At this point we've taken the lock_spinlock(0xaaaafd5ab608 + propOffset)
At #6
the objc_msg_lookup_sender()
calls the objc_msg_lookup_internal()
version, and where this deadlock only happens during initial startup, I'm assuming we're hitting the 'uninstalled dtable' path:
static __attribute__((always_inline)) struct objc_slot2 *objc_msg_lookup_internal(id *receiver, SEL selector, uint64_t *version) {
// ...
struct objc_slot2 * result = objc_dtable_lookup(class->dtable, selector->index);
if (UNLIKELY(0 == result)) {
dtable_t dtable = dtable_for_class(class);
/* Install the dtable if it hasn't already been initialized. */
if (dtable == uninstalled_dtable) {
objc_send_initialize(*receiver); // <===== `receiver == (0xaaaafd5ab608 + propOffset)`
// ...
Inside objc_send_initialize()
, we essentially hit a @synchronized()
block:
OBJC_PUBLIC void objc_send_initialize(id object) {
Class class = classForObject(object);
// ...
Class meta = class->isa;
// ...
LOCK_OBJECT_FOR_SCOPE((id)meta); // <=== essentially `meta == [(0xaaaafd5ab608 + propOffset).class]->isa`
// ...
}
Essentially LOCK_OBJECT_FOR_SCOPE()
is a macro that runs objc_sync_enter()
/ objc_sync_exit()
automatically for the current lexical scope, like a @synchronized
block would. So now we're at #4
, and we attempt to either loop up or create the lock for this property:
OBJC_PUBLIC int objc_sync_enter(id object) {
if ((object == 0) || isSmallObject(object)) { return 0; }
struct reference_list *list = referenceListForObject(object, YES); // <== looking up the `reference_list` can cause a `lock_spinlock()`
// to be taken on the `object` when `create == YES`
// ...
}
Once referenceListForObject()
is called with create == YES
, then within referenceListForObject()
, if the reference_list->lock
needs to be initialized, we take another spin lock, this time on [(0xaaaafd5ab608 + propOffset).class]->isa
essentially:
static struct reference_list* referenceListForObject(id object, BOOL create) {
if (class_isMetaClass(object->isa)) {
Class cls = (Class)object;
if ((NULL == cls->extra_data) && create) {
volatile int *lock = lock_for_pointer(cls);
// ...
lock_spinlock(lock); // <==== maybe here?
// ...
}
return cls->extra_data;
}
Class hiddenClass = findHiddenClass(object);
if ((NULL == hiddenClass) && create) {
volatile int *lock = lock_for_pointer(object);
lock_spinlock(lock); // <==== maybe here?
// ...
}
return hiddenClass ? object_getIndexedIvars(hiddenClass) : NULL;
}
In either code path where the lock needs to be initialized, we're essentially now taking a second lock_for_pointer()

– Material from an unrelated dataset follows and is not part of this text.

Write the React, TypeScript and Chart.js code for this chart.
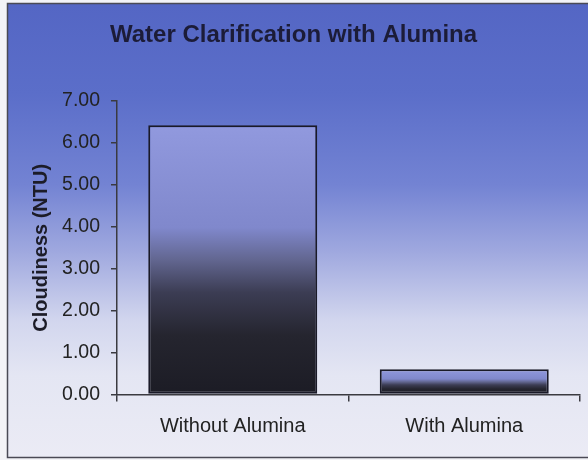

, and I'm thinking in some cases the pointer hashes collide, making us lock_spinlock()
on the same spinlock for both pointers... and in turn, deadlocking the main thread.
Unfortunately, I haven't figured out a good solution for this one yet. But I at least wanted to get this issue posted, in case anyone else has seen weird behavior with atomic properties, or this sparks any ideas on how to fix the issue.